Often the regulators stand in opposition to the industry they regulate. The relationship between FDA and the traditional medical device industry requires the agency to constantly impose new and often unwelcome burdens on the industry, as well as initiate outright enforcement. It is wrong to assume that somehow FDA will be reflexively sympathetic to the device industry in the face of new technological opportunities that help patients.
Mobile medical app developers, if they assume FDA will oppose new and novel mobile medical apps, are likely to produce a self-fulfilling prophecy. The one thing I can guarantee you is that FDA, like most agencies, does not like flagrant indifference to its rules. A little bit of relationship building at the outset, where the company shows the agency the respect it deserves, will almost always yield a productive collaboration.
4. Misreading the law
I’ve been doing this regulatory work for 30 years, and in that time I can honestly tell you that very rarely is a good idea illegal. If you think you have a good idea for an app and that app will plainly help patients, and if a friend tells you the app is illegal, find a new friend. There is almost always a way to bring new, beneficial technology to market. Usually, instead of illegality, the issue turns out to be that there are certain steps the company must take in order to come into compliance before bringing the product to market. And, creative people can look for creative ways to achieve that compliance.
Complying with specified requirements is a very different issue from facing a prohibition. Sometimes mobile medical apps must be made using a quality system to assure they work as intended. Sometimes the software has to be validated, and sometimes that validation needs to be reviewed by FDA. It is true that often software is so low risk that it doesn’t justify the cost associated with those steps, and that is a legitimate area for debate. Unfortunately, reasonable views – backed up by evidence – will often win that debate. The debate generally breaks down when the parties are simply hurling assertions at each other with no evidence.
The bottom line is: if it’s a good idea that will help patients, I can assure you the people at FDA will be very anxious to figure out a way to get it onto the market.
5. Uber’s strategy hasn’t even worked in the transportation industry yet
Now you might think I’m stupid, or unaware that Uber was recently valued at over $50 billion. But actually I’m just observing that business should be viewed as a marathon, not a sprint. By most accounts, Uber is losing money. More fundamentally, the legal challenges seem to be growing even faster than the business. Certainly, the jury is still out on whether Uber will ultimately prove successful. Right now, many investors are just gambling. It turns out, you can argue with success, if success is only short-term.
This might seem like an odd post for a lawyer to write. Plainly, my own self-interest is in companies trying the Uber approach in healthcare. The consequence of the Uber approach is full employment for lawyers. In three years, Uber has gone from zero to 70 in its law department, including 43 attorneys. And the vast majority of the work is being done by outside counsel and lobbyists. In fact, some speculate that much of the recent $1 billion in venture capital the company has attracted will be used for legal fees.
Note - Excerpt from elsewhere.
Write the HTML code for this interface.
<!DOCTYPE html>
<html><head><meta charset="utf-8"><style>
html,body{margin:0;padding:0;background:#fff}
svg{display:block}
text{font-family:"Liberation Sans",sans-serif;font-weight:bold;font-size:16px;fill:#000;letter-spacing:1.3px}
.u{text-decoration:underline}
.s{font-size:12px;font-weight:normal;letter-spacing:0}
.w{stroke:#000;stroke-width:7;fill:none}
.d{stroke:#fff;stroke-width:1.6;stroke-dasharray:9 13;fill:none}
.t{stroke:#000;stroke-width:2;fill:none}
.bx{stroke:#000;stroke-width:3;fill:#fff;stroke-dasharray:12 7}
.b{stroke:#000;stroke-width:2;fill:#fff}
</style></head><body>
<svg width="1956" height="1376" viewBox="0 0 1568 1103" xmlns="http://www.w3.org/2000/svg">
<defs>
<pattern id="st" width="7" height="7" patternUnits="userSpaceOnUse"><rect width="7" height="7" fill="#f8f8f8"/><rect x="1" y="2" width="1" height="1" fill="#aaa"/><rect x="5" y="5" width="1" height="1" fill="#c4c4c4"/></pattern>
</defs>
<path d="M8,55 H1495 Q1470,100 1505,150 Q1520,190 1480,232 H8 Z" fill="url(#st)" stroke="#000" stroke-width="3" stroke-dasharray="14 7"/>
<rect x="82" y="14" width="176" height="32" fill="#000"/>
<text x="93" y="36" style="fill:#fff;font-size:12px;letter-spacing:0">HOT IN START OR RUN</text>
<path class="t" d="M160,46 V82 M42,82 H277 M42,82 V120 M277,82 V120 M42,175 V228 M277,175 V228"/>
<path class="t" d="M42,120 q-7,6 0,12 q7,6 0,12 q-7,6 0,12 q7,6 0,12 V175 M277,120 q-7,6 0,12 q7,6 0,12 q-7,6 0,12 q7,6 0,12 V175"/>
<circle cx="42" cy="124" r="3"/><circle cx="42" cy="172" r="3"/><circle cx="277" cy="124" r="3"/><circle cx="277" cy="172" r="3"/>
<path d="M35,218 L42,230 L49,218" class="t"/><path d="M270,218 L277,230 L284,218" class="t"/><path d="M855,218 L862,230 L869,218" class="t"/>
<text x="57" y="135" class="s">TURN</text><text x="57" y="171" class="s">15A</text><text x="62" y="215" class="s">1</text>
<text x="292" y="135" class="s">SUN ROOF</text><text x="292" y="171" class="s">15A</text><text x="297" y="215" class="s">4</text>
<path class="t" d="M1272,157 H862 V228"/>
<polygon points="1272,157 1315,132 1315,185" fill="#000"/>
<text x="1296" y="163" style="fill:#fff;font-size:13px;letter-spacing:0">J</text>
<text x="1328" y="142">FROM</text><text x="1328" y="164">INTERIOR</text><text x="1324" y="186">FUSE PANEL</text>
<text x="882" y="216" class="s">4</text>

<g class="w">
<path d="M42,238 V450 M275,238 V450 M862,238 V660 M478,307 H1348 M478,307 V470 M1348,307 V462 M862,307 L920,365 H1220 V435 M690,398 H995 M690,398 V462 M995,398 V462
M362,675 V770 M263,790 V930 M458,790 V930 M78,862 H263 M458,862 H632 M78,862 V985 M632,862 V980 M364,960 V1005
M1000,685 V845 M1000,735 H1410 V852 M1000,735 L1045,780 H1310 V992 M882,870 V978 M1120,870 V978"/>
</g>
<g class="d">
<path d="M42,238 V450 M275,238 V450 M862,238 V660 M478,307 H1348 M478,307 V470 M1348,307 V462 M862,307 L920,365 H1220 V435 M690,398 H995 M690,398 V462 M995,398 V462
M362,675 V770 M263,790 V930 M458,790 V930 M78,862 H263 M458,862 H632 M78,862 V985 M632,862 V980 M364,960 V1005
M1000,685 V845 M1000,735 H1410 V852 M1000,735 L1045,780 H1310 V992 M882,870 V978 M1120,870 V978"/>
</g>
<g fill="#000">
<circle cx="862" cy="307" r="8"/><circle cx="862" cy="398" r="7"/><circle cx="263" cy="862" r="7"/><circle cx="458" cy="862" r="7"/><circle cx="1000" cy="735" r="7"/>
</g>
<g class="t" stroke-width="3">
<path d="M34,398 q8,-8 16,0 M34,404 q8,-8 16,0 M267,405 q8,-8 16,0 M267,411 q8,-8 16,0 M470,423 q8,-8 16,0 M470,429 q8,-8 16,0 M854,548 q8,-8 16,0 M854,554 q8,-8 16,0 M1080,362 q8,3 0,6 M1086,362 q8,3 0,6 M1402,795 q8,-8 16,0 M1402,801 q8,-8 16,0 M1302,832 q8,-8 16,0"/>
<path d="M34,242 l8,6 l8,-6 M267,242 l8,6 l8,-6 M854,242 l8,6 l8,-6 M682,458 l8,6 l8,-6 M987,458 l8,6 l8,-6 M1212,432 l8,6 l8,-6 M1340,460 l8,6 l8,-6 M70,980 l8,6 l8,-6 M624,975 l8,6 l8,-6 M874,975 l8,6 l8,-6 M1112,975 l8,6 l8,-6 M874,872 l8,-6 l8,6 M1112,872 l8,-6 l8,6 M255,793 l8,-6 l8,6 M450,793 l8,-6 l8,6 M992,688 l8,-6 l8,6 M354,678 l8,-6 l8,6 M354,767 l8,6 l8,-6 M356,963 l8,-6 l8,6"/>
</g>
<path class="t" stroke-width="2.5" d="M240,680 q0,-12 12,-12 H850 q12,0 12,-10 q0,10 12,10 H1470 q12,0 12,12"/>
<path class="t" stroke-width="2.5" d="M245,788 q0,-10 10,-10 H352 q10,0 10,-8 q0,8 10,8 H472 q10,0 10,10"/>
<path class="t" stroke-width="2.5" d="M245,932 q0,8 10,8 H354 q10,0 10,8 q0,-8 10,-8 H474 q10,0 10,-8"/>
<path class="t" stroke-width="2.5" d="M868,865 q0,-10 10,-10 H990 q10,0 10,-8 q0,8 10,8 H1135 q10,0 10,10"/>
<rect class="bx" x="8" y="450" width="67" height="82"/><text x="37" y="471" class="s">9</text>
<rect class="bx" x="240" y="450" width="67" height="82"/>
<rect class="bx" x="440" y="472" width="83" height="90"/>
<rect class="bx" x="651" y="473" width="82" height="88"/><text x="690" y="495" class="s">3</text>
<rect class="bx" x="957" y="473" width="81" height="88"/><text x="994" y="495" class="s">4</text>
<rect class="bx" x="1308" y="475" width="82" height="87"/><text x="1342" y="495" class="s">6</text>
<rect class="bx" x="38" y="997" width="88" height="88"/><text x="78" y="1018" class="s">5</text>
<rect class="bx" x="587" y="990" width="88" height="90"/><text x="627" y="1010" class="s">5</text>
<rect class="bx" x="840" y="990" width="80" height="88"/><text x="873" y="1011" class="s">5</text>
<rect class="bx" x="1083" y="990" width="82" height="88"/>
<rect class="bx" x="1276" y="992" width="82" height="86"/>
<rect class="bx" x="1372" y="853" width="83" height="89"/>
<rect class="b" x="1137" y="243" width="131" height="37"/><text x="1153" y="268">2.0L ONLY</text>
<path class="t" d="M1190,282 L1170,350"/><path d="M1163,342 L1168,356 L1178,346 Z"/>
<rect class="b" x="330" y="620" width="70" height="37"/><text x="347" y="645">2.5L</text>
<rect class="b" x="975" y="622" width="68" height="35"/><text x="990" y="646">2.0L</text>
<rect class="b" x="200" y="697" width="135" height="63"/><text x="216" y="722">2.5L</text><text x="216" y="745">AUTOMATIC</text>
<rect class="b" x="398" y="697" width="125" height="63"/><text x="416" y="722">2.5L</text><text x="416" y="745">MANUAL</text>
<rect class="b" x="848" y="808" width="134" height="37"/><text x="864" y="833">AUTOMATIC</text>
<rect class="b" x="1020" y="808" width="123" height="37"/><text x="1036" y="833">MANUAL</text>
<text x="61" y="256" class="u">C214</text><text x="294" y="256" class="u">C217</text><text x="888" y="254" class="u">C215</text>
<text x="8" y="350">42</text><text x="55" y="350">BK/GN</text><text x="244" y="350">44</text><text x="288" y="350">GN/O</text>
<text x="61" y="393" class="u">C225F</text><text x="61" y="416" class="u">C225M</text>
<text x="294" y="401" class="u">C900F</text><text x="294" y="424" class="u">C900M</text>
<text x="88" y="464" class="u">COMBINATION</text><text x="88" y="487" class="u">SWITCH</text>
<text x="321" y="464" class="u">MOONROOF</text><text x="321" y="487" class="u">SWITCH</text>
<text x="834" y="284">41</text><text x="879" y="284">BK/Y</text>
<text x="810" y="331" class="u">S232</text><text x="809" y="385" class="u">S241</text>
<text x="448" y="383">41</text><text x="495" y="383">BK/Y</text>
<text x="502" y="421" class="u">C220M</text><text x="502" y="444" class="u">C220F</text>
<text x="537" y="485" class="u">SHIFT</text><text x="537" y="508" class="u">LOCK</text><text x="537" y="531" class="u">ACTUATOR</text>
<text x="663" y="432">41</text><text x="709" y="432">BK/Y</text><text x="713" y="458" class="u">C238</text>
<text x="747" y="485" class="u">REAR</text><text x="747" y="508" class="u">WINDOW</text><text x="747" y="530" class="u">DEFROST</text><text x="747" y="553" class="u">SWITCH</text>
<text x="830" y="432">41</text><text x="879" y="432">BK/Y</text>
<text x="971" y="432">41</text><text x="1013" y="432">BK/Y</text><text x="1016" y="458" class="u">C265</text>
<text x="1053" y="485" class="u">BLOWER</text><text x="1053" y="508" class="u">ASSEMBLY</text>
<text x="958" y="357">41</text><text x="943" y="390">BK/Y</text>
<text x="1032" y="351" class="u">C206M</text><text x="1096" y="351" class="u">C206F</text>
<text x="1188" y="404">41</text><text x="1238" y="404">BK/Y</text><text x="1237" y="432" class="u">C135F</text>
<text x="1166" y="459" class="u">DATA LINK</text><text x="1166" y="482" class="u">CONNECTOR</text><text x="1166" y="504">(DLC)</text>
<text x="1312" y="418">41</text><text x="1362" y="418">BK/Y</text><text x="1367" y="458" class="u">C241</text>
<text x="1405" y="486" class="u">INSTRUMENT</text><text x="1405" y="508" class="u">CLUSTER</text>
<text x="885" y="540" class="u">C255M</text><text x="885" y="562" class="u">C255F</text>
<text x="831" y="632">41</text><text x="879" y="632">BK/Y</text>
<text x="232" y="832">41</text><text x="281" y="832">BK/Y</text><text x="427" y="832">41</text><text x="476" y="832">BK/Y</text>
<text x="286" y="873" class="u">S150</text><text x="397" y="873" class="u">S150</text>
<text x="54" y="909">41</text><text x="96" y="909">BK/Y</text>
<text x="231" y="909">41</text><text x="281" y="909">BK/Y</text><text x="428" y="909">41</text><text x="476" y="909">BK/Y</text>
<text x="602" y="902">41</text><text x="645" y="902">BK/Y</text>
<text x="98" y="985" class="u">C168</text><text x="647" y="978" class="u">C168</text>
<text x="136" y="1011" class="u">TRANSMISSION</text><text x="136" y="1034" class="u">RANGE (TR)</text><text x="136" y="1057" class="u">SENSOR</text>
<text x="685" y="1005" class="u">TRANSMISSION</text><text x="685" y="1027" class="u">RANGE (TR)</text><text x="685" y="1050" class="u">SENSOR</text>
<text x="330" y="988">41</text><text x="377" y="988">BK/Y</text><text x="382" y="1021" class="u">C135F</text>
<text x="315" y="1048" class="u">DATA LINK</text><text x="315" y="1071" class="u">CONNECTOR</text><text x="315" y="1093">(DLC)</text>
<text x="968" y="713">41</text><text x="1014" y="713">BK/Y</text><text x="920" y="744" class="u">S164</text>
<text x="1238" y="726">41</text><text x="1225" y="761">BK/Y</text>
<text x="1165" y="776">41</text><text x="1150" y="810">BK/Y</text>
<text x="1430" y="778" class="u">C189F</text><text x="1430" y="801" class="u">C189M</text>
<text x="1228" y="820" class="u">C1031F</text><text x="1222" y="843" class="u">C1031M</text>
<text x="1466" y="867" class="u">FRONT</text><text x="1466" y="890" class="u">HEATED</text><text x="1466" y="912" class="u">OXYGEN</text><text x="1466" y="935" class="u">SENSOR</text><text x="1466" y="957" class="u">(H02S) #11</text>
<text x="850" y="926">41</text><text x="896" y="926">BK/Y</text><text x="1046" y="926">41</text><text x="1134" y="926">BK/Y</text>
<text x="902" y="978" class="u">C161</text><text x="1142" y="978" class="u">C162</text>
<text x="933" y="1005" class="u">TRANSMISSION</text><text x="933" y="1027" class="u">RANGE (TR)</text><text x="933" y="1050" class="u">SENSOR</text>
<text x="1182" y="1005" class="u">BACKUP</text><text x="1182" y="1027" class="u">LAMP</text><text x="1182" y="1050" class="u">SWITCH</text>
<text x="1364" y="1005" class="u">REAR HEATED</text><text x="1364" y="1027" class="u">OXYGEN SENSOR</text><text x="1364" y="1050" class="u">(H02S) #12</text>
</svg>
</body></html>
As an attorney, I gotta love that.
So why would an attorney propose a way to enter an industry without hiring scads of lawyers? It’s the same reason doctors consistently recommend preventative care, even though acute care is far more profitable. We all want to recommend what’s in the best interest of our clients. And a strategy of flaunting and fighting is simply doomed to fail in the long run, at least when it comes to mobile medical apps.